Let’s dig deeper into this thought.
Economic Geology versus Entrepreneurial Geology
Economic analysis is familiar to many AAPG members. Fundamental skills among our membership are the mapping of subsurface pore volumes, performing decline curve comparisons leading to discounted cashflow models, and finally ending with a net present value of reserves in place. From a value perspective, in some ways an environmental geologist performs the same function. The end result of an economic analysis in the extractive industries, including mining, results in a positive value to be pursued for capital gains. The environmental industry presents the flip side, which is the assessment of negative value present as environmental damages, remediation costs and/or capital lost in remediation. The intersection of skills used in petroleum, mining, and environmental services is essential for understanding economic geology. However, it is not entrepreneurial geology.
An entrepreneur is willing to take risks to engage in potentially profitable business ventures. Expanding this definition a bit, an entrepreneurial geologist is one who finds new ways to respond to societal material, energy, or environmental needs through an expanded understanding of planetary systems and business practices. Our professional society meets this definition in some ways.
In a report from the Geological Society of America and the National Science Foundation, the authors’ survey reveals needs of a geologist not found in traditional academic settings, included:
- More business and management skills training
- Broader collaboration with successful entrepreneurs and innovators
- Greater access to venture capital opportunities, business incubators, and accelerators
- Balanced focus on energy production and sustainability
Some of these are needs our professional society can meet in a university setting through the Imperial Barrel Award competition and various student chapters, providing an opportunity to gain these skills through extracurricular activities that are not found within traditional geoscience education. The authors also found that universities encouraging geoscience faculty to publish – more than pursue patents or start companies – while training students to be skilled workers or pursue academic careers, leads to a selection bias. They write “without fostering an environment that supports geoinnovation and entrepreneurship, budding entrepreneurs will have difficulty finding a home within the geosciences.”

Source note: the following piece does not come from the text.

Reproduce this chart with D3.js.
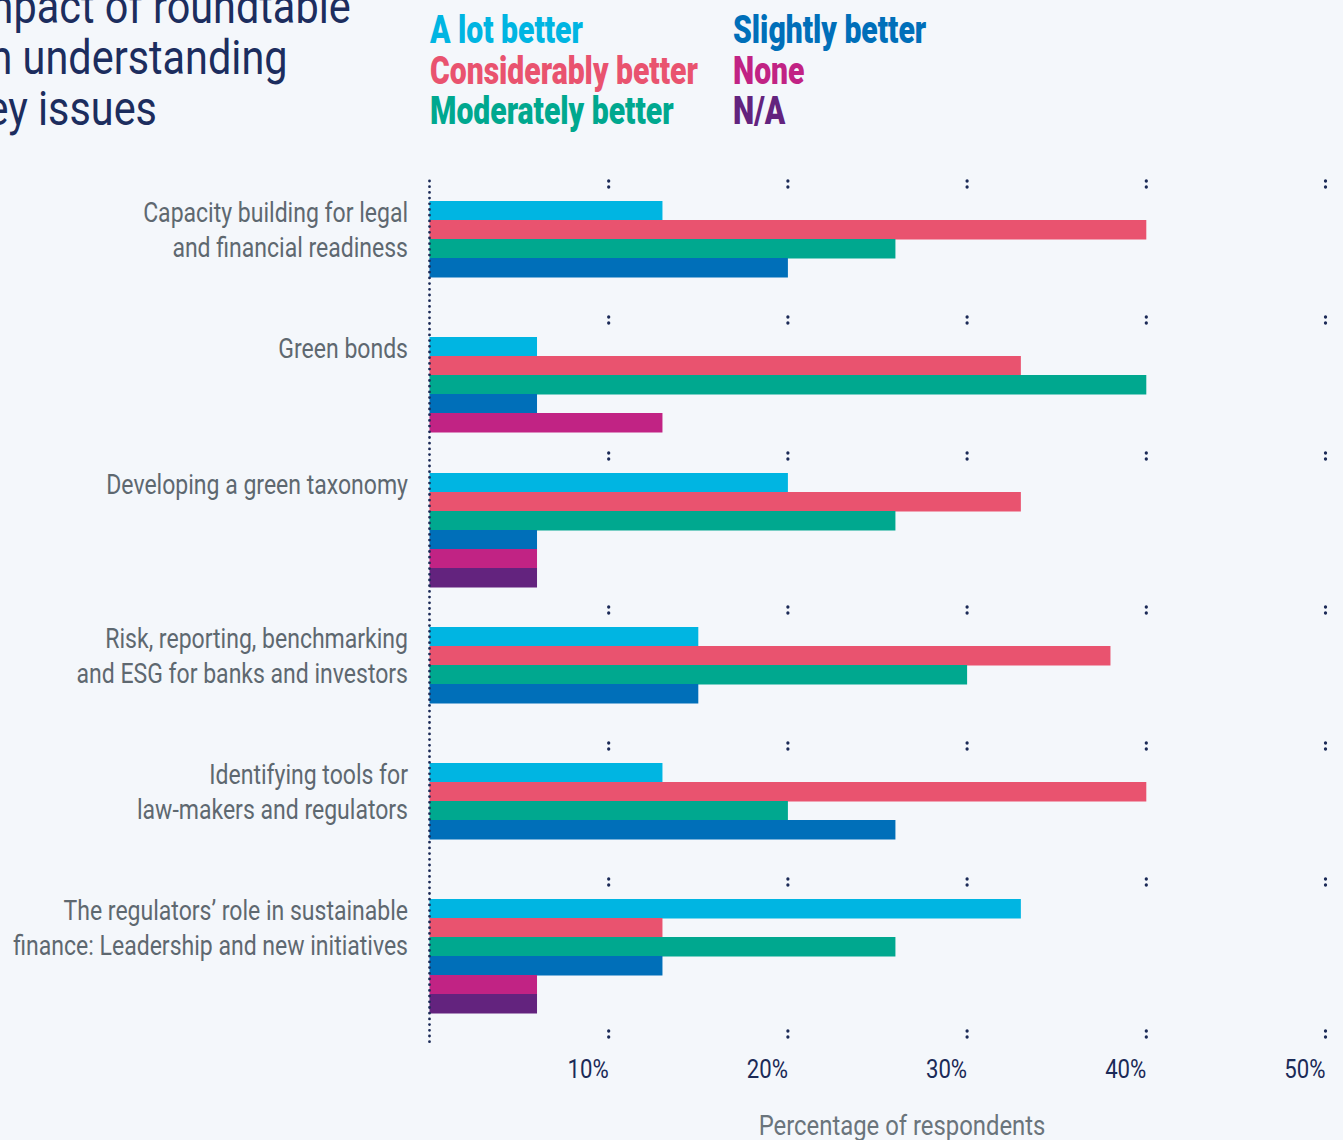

This concept is not new. In essence, the oil prospector is often self-taught was an entrepreneur.
Emerging Opportunities for Energy Mineral Entrepreneurs
Today, critical materials in the electrification of transportation and the shift to renewable energy presents a number of new opportunities for geologists who want to be entrepreneurs. For example, in mid-January, Reuters correspondent Ernest Scheyder, who is also the author of “The War Below: Lithium, Copper, and the Global Battle to Power Our Lives,” wrote in Reuters that U.S. lawmakers had introduced a bill to create $2.5 billion critical-minerals stockpile. If the bill passes into law it would create a Strategic Resilience Reserve with a seven- person board similar in structure to the Federal Reserve Board. The board will be responsible for purchasing and stockpiling materials critical to the economy and national defense. This arrangement would ostensibly secure domestic supply chains of critical minerals by preventing manipulation of markets.
Scheyder added that the board would need the technical expertise for long-term storage, which would include both mined and recycled materials.
Exploration and geologic prospecting might soon see a resurgence as this Strategic Resilience Reserve stockpiles materials.